### Data block
## START
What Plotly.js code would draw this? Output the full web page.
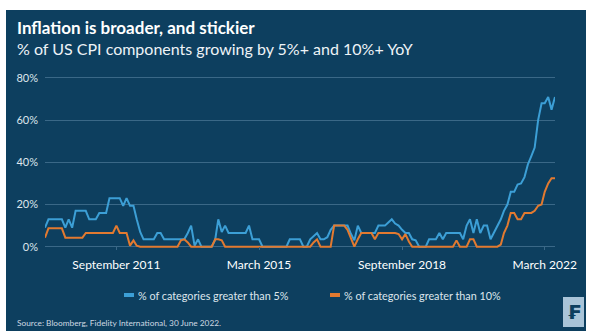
<!DOCTYPE html>
<html><head><meta charset="utf-8">
<script src="https://cdn.plot.ly/plotly-3.0.1.min.js"></script>
<style>html,body{margin:0;padding:0;background:#fff;}#chart{width:593px;height:336px;}</style>
</head><body><div id="chart"></div>
<script>
// ---- data ----
const startMonth = '2009-12';
const share5 = [
  9,13,13,13,13,13,9,13,9,17,
  17,17,17,13,13,13,16,16,16,23,
  23,23,23,19.4,23,19.4,19.4,13,7,3.5,
  3.5,3.5,3.5,6.5,6.5,3.5,3.5,3.5,3.5,3.5,
  3.5,3.5,6.5,10,0.5,3.5,0,0,0,0,
  3.2,13,7,10,6.5,6.5,6.5,6.5,6.5,6.5,
  10,3.5,3.5,3.5,0,0,0,0,0,0,
  0,0,3.5,3.5,3.5,3.5,0,0,3.5,5,
  6.5,3.5,3.5,4.5,8,10,10,10,10,10,
  6,3,10,6.5,6.5,6.5,6.5,6.5,10,10,
  10,11.5,13,11,10,8,6.5,6.5,3.5,3,
  0,0,0,3.5,3.5,3.5,6.5,3.5,6.5,6.5,
  6.5,6.5,6.5,3.5,10,13,6.5,13,6.5,10,
  10,3.5,6.5,10,13,17,20,26,26,29.5,
  30,33,39,43,47,60,68,68,71,65,71
];
const share10 = [
  4.3,8.7,8.7,8.7,8.7,8.7,4.3,4.3,4.3,4.3,
  4.3,4.3,6.5,6.5,6.5,6.5,6.5,6.5,6.5,6.5,
  6.5,10,6.5,6.5,6.5,0.5,3,0.5,0,0,
  0,0,0,0,0,0,0,0,0,0,
  3,3.5,2,0,0,0,0,0,0,0,
  3.5,3.5,3,0,0,0,0,0,0,0,
  0,0,0,0,0,0,0,0,0,0,
  0,0,0,0,0,0,0,0,0,2,
  3.5,0,0,0,0,10,10,10,10,8,
  4,0,3.5,6.5,6.5,6.5,6.5,3.5,6.5,6.5,
  6.5,6.5,6.5,6.5,6,3.5,6,2.5,0,0,
  0,0,0,0,0,0,0,0,0,0,
  0,3,0,0,0,3.5,3.5,0,0,0,
  0,0,0,0,1,6.5,10,16,16,13,
  13,16,16,16,17,19.4,20,26,30,32.5,32.5
];
const seriesNames = ['% of categories greater than 5%', '% of categories greater than 10%'];
const xTickDates = ['2011-09-01','2015-03-01','2018-09-01','2022-03-01'];
const xTickLabels = ['September 2011','March 2015','September 2018','March 2022'];
const yTickVals = [0,20,40,60,80];
const yTickLabels = ['0%','20%','40%','60%','80%'];
const titleText = 'Inflation is broader, and stickier';
const subtitleText = '% of US CPI components growing by 5%+ and 10%+ YoY';
const sourceText = 'Source: Bloomberg, Fidelity International, 30 June 2022.';

function monthList(start, n){
  let [y,m] = start.split('-').map(Number);
  const out = [];
  for (let i=0;i<n;i++){
    out.push(y + '-' + String(m).padStart(2,'0') + '-01');
    m++; if (m>12){m=1;y++;}
  }
  return out;
}
const dates = monthList(startMonth, share5.length);

// ---- layout geometry ----
const W=593, H=336, L=45, R=38, T=70, B=86;
const pw=W-L-R, ph=H-T-B;
const px = x => (x-L)/pw;
const py = y => (H-B-y)/ph;

const BG='#0d3f5f', BLUE='#3c9fd6', ORANGE='#e27a30', GRID='#3a6887', TXT='#dde6ed';
const FONT='Lato, "Open Sans", sans-serif';

const traces = [
  {x:dates, y:share5, name:seriesNames[0], mode:'lines', line:{color:BLUE,width:2}, hoverinfo:'skip', showlegend:false},
  {x:dates, y:share10, name:seriesNames[1], mode:'lines', line:{color:ORANGE,width:2}, hoverinfo:'skip', showlegend:false}
];

const layout = {
  width:W, height:H,
  margin:{l:L,r:R,t:T,b:B,pad:0},
  paper_bgcolor:'#ffffff', plot_bgcolor:'rgba(0,0,0,0)',
  font:{family:FONT, color:TXT},
  title:{text:'<b>'+titleText+'</b>', font:{size:17,color:'#ffffff',family:FONT},
         x:17/W, xref:'container', xanchor:'left', y:1-28/H, yref:'container', yanchor:'middle'},
  xaxis:{type:'date', range:[dates[0], dates[dates.length-1]], showgrid:false, zeroline:false, showline:false,
         tickmode:'array', tickvals:xTickDates, ticktext:xTickLabels, ticks:'inside', ticklen:3, tickcolor:GRID, tickwidth:1,
         tickfont:{size:12,color:'#ffffff'}, ticklabelstandoff:6},
  yaxis:{range:[-1.565, 83.79], showgrid:true, gridcolor:GRID, gridwidth:1, zeroline:false, showline:false,
         tickmode:'array', tickvals:yTickVals, ticktext:yTickLabels, ticks:'', tickfont:{size:11,color:TXT}, ticklabelstandoff:6},
  shapes:[
    {type:'rect', xref:'paper', yref:'paper', x0:px(6), x1:px(586), y0:py(331), y1:py(10), fillcolor:BG, line:{width:0}, layer:'below'},
    {type:'rect', xref:'paper', yref:'paper', x0:px(124), x1:px(134), y0:py(297), y1:py(293), fillcolor:BLUE, line:{width:0}},
    {type:'rect', xref:'paper', yref:'paper', x0:px(330), x1:px(340), y0:py(297), y1:py(293), fillcolor:ORANGE, line:{width:0}},
    {type:'rect', xref:'paper', yref:'paper', x0:px(563), x1:px(584), y0:py(327), y1:py(297), fillcolor:'#a9c4d8', line:{width:0}}
  ],
  annotations:[
    {xref:'paper', yref:'paper', x:px(15), y:py(48), xanchor:'left', yanchor:'middle', showarrow:false,
     text:subtitleText, font:{size:16,color:'#eef3f7',family:FONT}},
    {xref:'paper', yref:'paper', x:px(136), y:py(295), xanchor:'left', yanchor:'middle', showarrow:false,
     text:seriesNames[0], font:{size:10.8,color:TXT,family:FONT}},
    {xref:'paper', yref:'paper', x:px(342), y:py(295), xanchor:'left', yanchor:'middle', showarrow:false,
     text:seriesNames[1], font:{size:10.8,color:TXT,family:FONT}},
    {xref:'paper', yref:'paper', x:px(15), y:py(323), xanchor:'left', yanchor:'middle', showarrow:false,
     text:sourceText, font:{size:8.3,color:'#cfd9e2',family:FONT}},
    {xref:'paper', yref:'paper', x:px(573.5), y:py(312), xanchor:'center', yanchor:'middle', showarrow:false,
     text:'<b>₣</b>', font:{size:20,color:BG,family:'DejaVu Sans'}}
  ]
};

Plotly.newPlot('chart', traces, layout, {displayModeBar:false, staticPlot:true});
</script></body></html>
## END
### Written problem
Return the listing above word for word, with the pictures removed.

### Result
What Plotly.js code would draw this? Output the full web page.
<!DOCTYPE html>
<html><head><meta charset="utf-8">
<script src="https://cdn.plot.ly/plotly-3.0.1.min.js"></script>
<style>html,body{margin:0;padding:0;background:#fff;}#chart{width:593px;height:336px;}</style>
</head><body><div id="chart"></div>
<script>
// ---- data ----
const startMonth = '2009-12';
const share5 = [
  9,13,13,13,13,13,9,13,9,17,
  17,17,17,13,13,13,16,16,16,23,
  23,23,23,19.4,23,19.4,19.4,13,7,3.5,
  3.5,3.5,3.5,6.5,6.5,3.5,3.5,3.5,3.5,3.5,
  3.5,3.5,6.5,10,0.5,3.5,0,0,0,0,
  3.2,13,7,10,6.5,6.5,6.5,6.5,6.5,6.5,
  10,3.5,3.5,3.5,0,0,0,0,0,0,
  0,0,3.5,3.5,3.5,3.5,0,0,3.5,5,
  6.5,3.5,3.5,4.5,8,10,10,10,10,10,
  6,3,10,6.5,6.5,6.5,6.5,6.5,10,10,
  10,11.5,13,11,10,8,6.5,6.5,3.5,3,
  0,0,0,3.5,3.5,3.5,6.5,3.5,6.5,6.5,
  6.5,6.5,6.5,3.5,10,13,6.5,13,6.5,10,
  10,3.5,6.5,10,13,17,20,26,26,29.5,
  30,33,39,43,47,60,68,68,71,65,71
];
const share10 = [
  4.3,8.7,8.7,8.7,8.7,8.7,4.3,4.3,4.3,4.3,
  4.3,4.3,6.5,6.5,6.5,6.5,6.5,6.5,6.5,6.5,
  6.5,10,6.5,6.5,6.5,0.5,3,0.5,0,0,
  0,0,0,0,0,0,0,0,0,0,
  3,3.5,2,0,0,0,0,0,0,0,
  3.5,3.5,3,0,0,0,0,0,0,0,
  0,0,0,0,0,0,0,0,0,0,
  0,0,0,0,0,0,0,0,0,2,
  3.5,0,0,0,0,10,10,10,10,8,
  4,0,3.5,6.5,6.5,6.5,6.5,3.5,6.5,6.5,
  6.5,6.5,6.5,6.5,6,3.5,6,2.5,0,0,
  0,0,0,0,0,0,0,0,0,0,
  0,3,0,0,0,3.5,3.5,0,0,0,
  0,0,0,0,1,6.5,10,16,16,13,
  13,16,16,16,17,19.4,20,26,30,32.5,32.5
];
const seriesNames = ['% of categories greater than 5%', '% of categories greater than 10%'];
const xTickDates = ['2011-09-01','2015-03-01','2018-09-01','2022-03-01'];
const xTickLabels = ['September 2011','March 2015','September 2018','March 2022'];
const yTickVals = [0,20,40,60,80];
const yTickLabels = ['0%','20%','40%','60%','80%'];
const titleText = 'Inflation is broader, and stickier';
const subtitleText = '% of US CPI components growing by 5%+ and 10%+ YoY';
const sourceText = 'Source: Bloomberg, Fidelity International, 30 June 2022.';

function monthList(start, n){
  let [y,m] = start.split('-').map(Number);
  const out = [];
  for (let i=0;i<n;i++){
    out.push(y + '-' + String(m).padStart(2,'0') + '-01');
    m++; if (m>12){m=1;y++;}
  }
  return out;
}
const dates = monthList(startMonth, share5.length);

// ---- layout geometry ----
const W=593, H=336, L=45, R=38, T=70, B=86;
const pw=W-L-R, ph=H-T-B;
const px = x => (x-L)/pw;
const py = y => (H-B-y)/ph;

const BG='#0d3f5f', BLUE='#3c9fd6', ORANGE='#e27a30', GRID='#3a6887', TXT='#dde6ed';
const FONT='Lato, "Open Sans", sans-serif';

const traces = [
  {x:dates, y:share5, name:seriesNames[0], mode:'lines', line:{color:BLUE,width:2}, hoverinfo:'skip', showlegend:false},
  {x:dates, y:share10, name:seriesNames[1], mode:'lines', line:{color:ORANGE,width:2}, hoverinfo:'skip', showlegend:false}
];

const layout = {
  width:W, height:H,
  margin:{l:L,r:R,t:T,b:B,pad:0},
  paper_bgcolor:'#ffffff', plot_bgcolor:'rgba(0,0,0,0)',
  font:{family:FONT, color:TXT},
  title:{text:'<b>'+titleText+'</b>', font:{size:17,color:'#ffffff',family:FONT},
         x:17/W, xref:'container', xanchor:'left', y:1-28/H, yref:'container', yanchor:'middle'},
  xaxis:{type:'date', range:[dates[0], dates[dates.length-1]], showgrid:false, zeroline:false, showline:false,
         tickmode:'array', tickvals:xTickDates, ticktext:xTickLabels, ticks:'inside', ticklen:3, tickcolor:GRID, tickwidth:1,
         tickfont:{size:12,color:'#ffffff'}, ticklabelstandoff:6},
  yaxis:{range:[-1.565, 83.79], showgrid:true, gridcolor:GRID, gridwidth:1, zeroline:false, showline:false,
         tickmode:'array', tickvals:yTickVals, ticktext:yTickLabels, ticks:'', tickfont:{size:11,color:TXT}, ticklabelstandoff:6},
  shapes:[
    {type:'rect', xref:'paper', yref:'paper', x0:px(6), x1:px(586), y0:py(331), y1:py(10), fillcolor:BG, line:{width:0}, layer:'below'},
    {type:'rect', xref:'paper', yref:'paper', x0:px(124), x1:px(134), y0:py(297), y1:py(293), fillcolor:BLUE, line:{width:0}},
    {type:'rect', xref:'paper', yref:'paper', x0:px(330), x1:px(340), y0:py(297), y1:py(293), fillcolor:ORANGE, line:{width:0}},
    {type:'rect', xref:'paper', yref:'paper', x0:px(563), x1:px(584), y0:py(327), y1:py(297), fillcolor:'#a9c4d8', line:{width:0}}
  ],
  annotations:[
    {xref:'paper', yref:'paper', x:px(15), y:py(48), xanchor:'left', yanchor:'middle', showarrow:false,
     text:subtitleText, font:{size:16,color:'#eef3f7',family:FONT}},
    {xref:'paper', yref:'paper', x:px(136), y:py(295), xanchor:'left', yanchor:'middle', showarrow:false,
     text:seriesNames[0], font:{size:10.8,color:TXT,family:FONT}},
    {xref:'paper', yref:'paper', x:px(342), y:py(295), xanchor:'left', yanchor:'middle', showarrow:false,
     text:seriesNames[1], font:{size:10.8,color:TXT,family:FONT}},
    {xref:'paper', yref:'paper', x:px(15), y:py(323), xanchor:'left', yanchor:'middle', showarrow:false,
     text:sourceText, font:{size:8.3,color:'#cfd9e2',family:FONT}},
    {xref:'paper', yref:'paper', x:px(573.5), y:py(312), xanchor:'center', yanchor:'middle', showarrow:false,
     text:'<b>₣</b>', font:{size:20,color:BG,family:'DejaVu Sans'}}
  ]
};

Plotly.newPlot('chart', traces, layout, {displayModeBar:false, staticPlot:true});
</script></body></html>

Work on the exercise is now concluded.